# Given data:

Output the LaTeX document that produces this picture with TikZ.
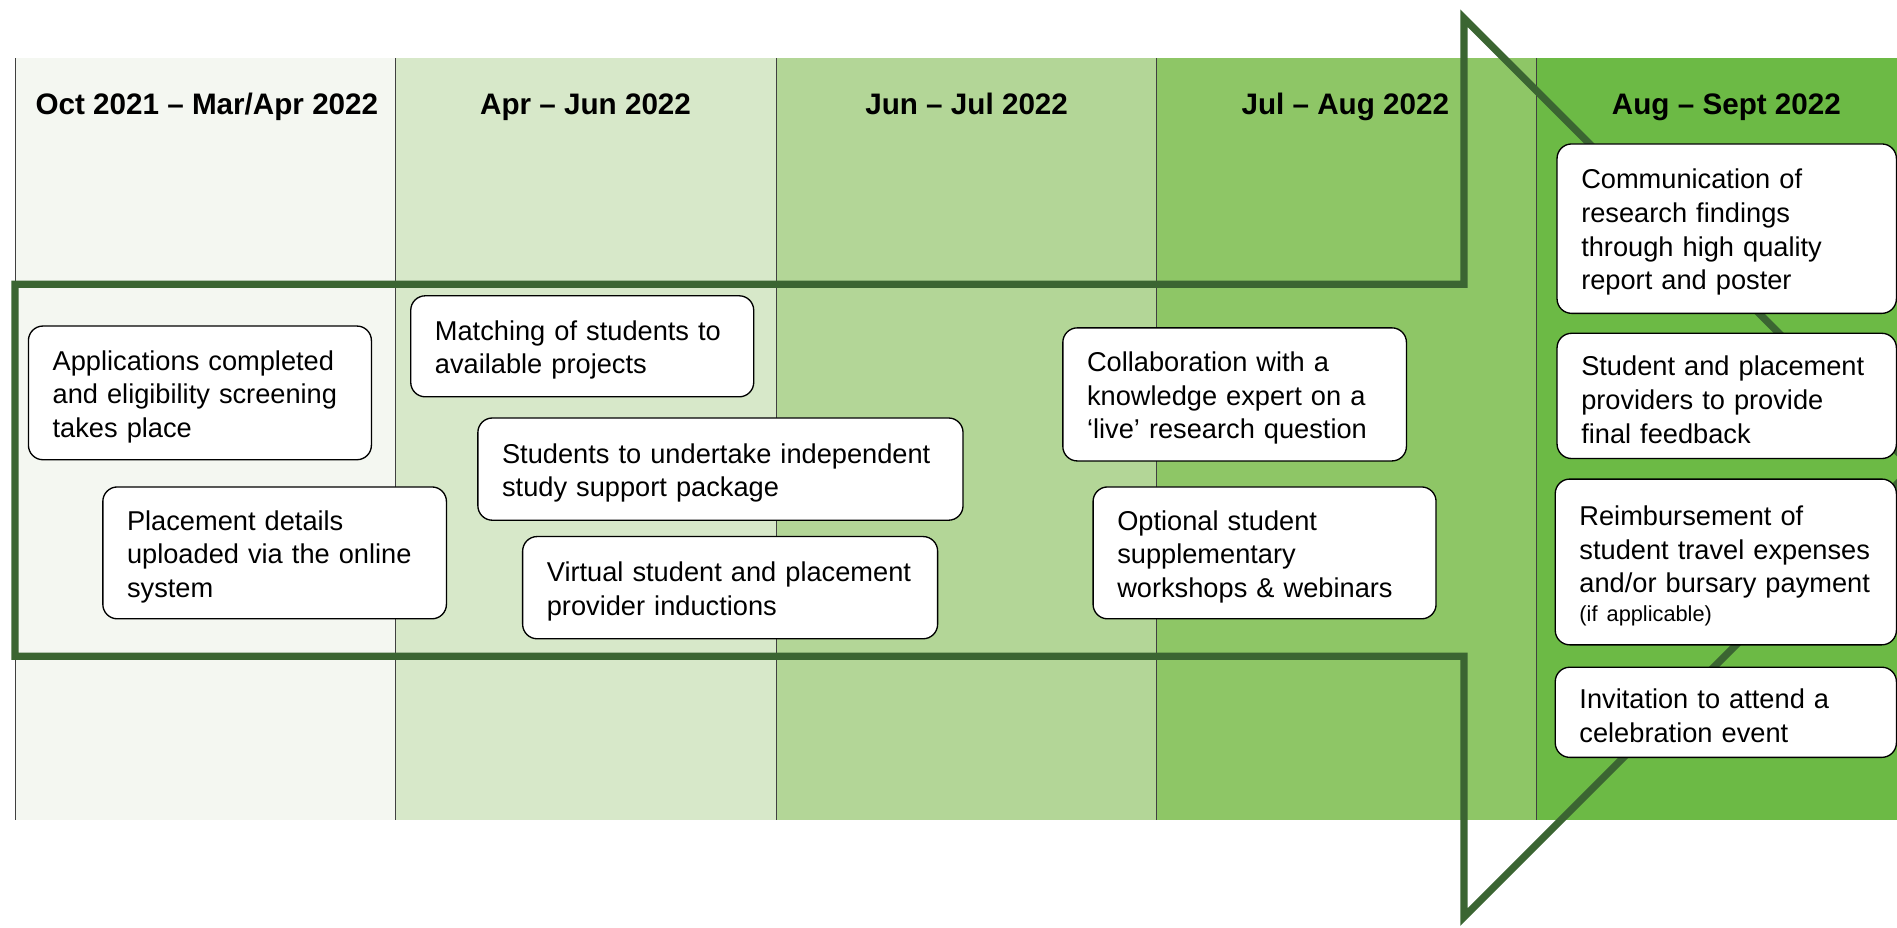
\documentclass[tikz,border=0pt]{standalone}
\usepackage{fontspec}
\setmainfont{Liberation Sans}
\definecolor{colA}{HTML}{F4F7F1}
\definecolor{colB}{HTML}{D7E8C9}
\definecolor{colC}{HTML}{B3D697}
\definecolor{colD}{HTML}{8EC666}
\definecolor{colE}{HTML}{6CBA45}
\definecolor{arrowgreen}{HTML}{3B6532}
\newcommand\topgap{\rule{0pt}{22.5pt}}
\begin{document}
\begin{tikzpicture}[x=1pt,y=-1pt,
  tbox/.style={draw=black, line width=1.1pt, fill=white, rounded corners=12pt,
    align=left, inner xsep=20pt, inner ysep=0pt,
    font=\fontsize{22.5}{27.8}\selectfont},
  hdr/.style={font=\fontsize{24.5}{29}\selectfont\bfseries, anchor=base},
  divider/.style={draw=black!75, line width=0.8pt},
  arrowline/.style={draw=arrowgreen, line width=6pt, line join=miter}]
\useasboundingbox (0,0) rectangle (1568,767);
\clip (0,0) rectangle (1568,767);
% columns
\fill[colA] (13,48) rectangle (327.3,678);
\fill[colB] (327.3,48) rectangle (641.6,678);
\fill[colC] (641.6,48) rectangle (955.9,678);
\fill[colD] (955.9,48) rectangle (1270.2,678);
\fill[colE] (1270.2,48) rectangle (1568,678);
\foreach \xx in {13,327.3,641.6,955.9,1270.2}
  \draw[divider] (\xx,48) -- (\xx,678);
% headers
\node[hdr] (h1) at (171,95) {Oct 2021 – Mar/Apr 2022};
\node[hdr] (h2) at (484,95) {Apr – Jun 2022};
\node[hdr] (h3) at (799,95) {Jun – Jul 2022};
\node[hdr] (h4) at (1112,95) {Jul – Aug 2022};
\node[hdr] (h5) at (1427,95) {Aug – Sept 2022};
% big arrow
\draw[arrowline] (12.4,235) -- (1210,235) -- (1210,15) -- (1581.5,386.5)
  -- (1210,758) -- (1210,542.5) -- (12.4,542.5) -- cycle;
% boxes
\node[tbox, minimum width=283.5pt, minimum height=110.5pt, text width=243.5pt] (b1) at (165.25,324.75)
  {\topgap Applications completed\\and eligibility screening\\takes place};
\node[tbox, minimum width=284pt, minimum height=109pt, text width=244pt] (b2) at (227,457)
  {\topgap Placement details\\uploaded via the online\\system};
\node[tbox, minimum width=283.5pt, minimum height=83.5pt, text width=243.5pt] (b3) at (481.25,286.25)
  {\topgap Matching of students to\\available projects};
\node[tbox, minimum width=401pt, minimum height=84.5pt, text width=361pt] (b4) at (595.5,387.75)
  {\topgap Students to undertake independent\\study support package};
\node[tbox, minimum width=343pt, minimum height=84.5pt, text width=303pt] (b5) at (603.5,485.75)
  {\topgap Virtual student and placement\\provider inductions};
\node[tbox, minimum width=284pt, minimum height=110pt, text width=244pt] (b6) at (1020.5,326)
  {\topgap Collaboration with a\\knowledge expert on a\\‘live’ research question};
\node[tbox, minimum width=283.5pt, minimum height=109pt, text width=243.5pt] (b7) at (1045.25,457)
  {\topgap Optional student\\supplementary\\workshops \& webinars};
\node[tbox, minimum width=280.5pt, minimum height=140pt, text width=240.5pt] (b8) at (1427.25,189)
  {\topgap Communication of\\research findings\\through high quality\\report and poster};
\node[tbox, minimum width=280.5pt, minimum height=103.5pt, text width=240.5pt] (b9) at (1427.25,327.25)
  {\topgap Student and placement\\providers to provide\\final feedback};
\node[tbox, minimum width=282pt, minimum height=137pt, text width=242pt] (b10) at (1426.5,464.5)
  {\topgap Reimbursement of\\student travel expenses\\and/or bursary payment\\[-4.2pt]{\fontsize{18}{22}\selectfont (if applicable)}};
\node[tbox, minimum width=282pt, minimum height=74.5pt, text width=242pt] (b11) at (1426.5,588.75)
  {\topgap Invitation to attend a\\celebration event};
\end{tikzpicture}
\end{document}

# Exercise:
Working from the listing above, pick out every line that has "with" and copy it.

# Solution to this problem:
Output the LaTeX document that produces this picture with TikZ.
  {\topgap Collaboration with a\\knowledge expert on a\\‘live’ research question};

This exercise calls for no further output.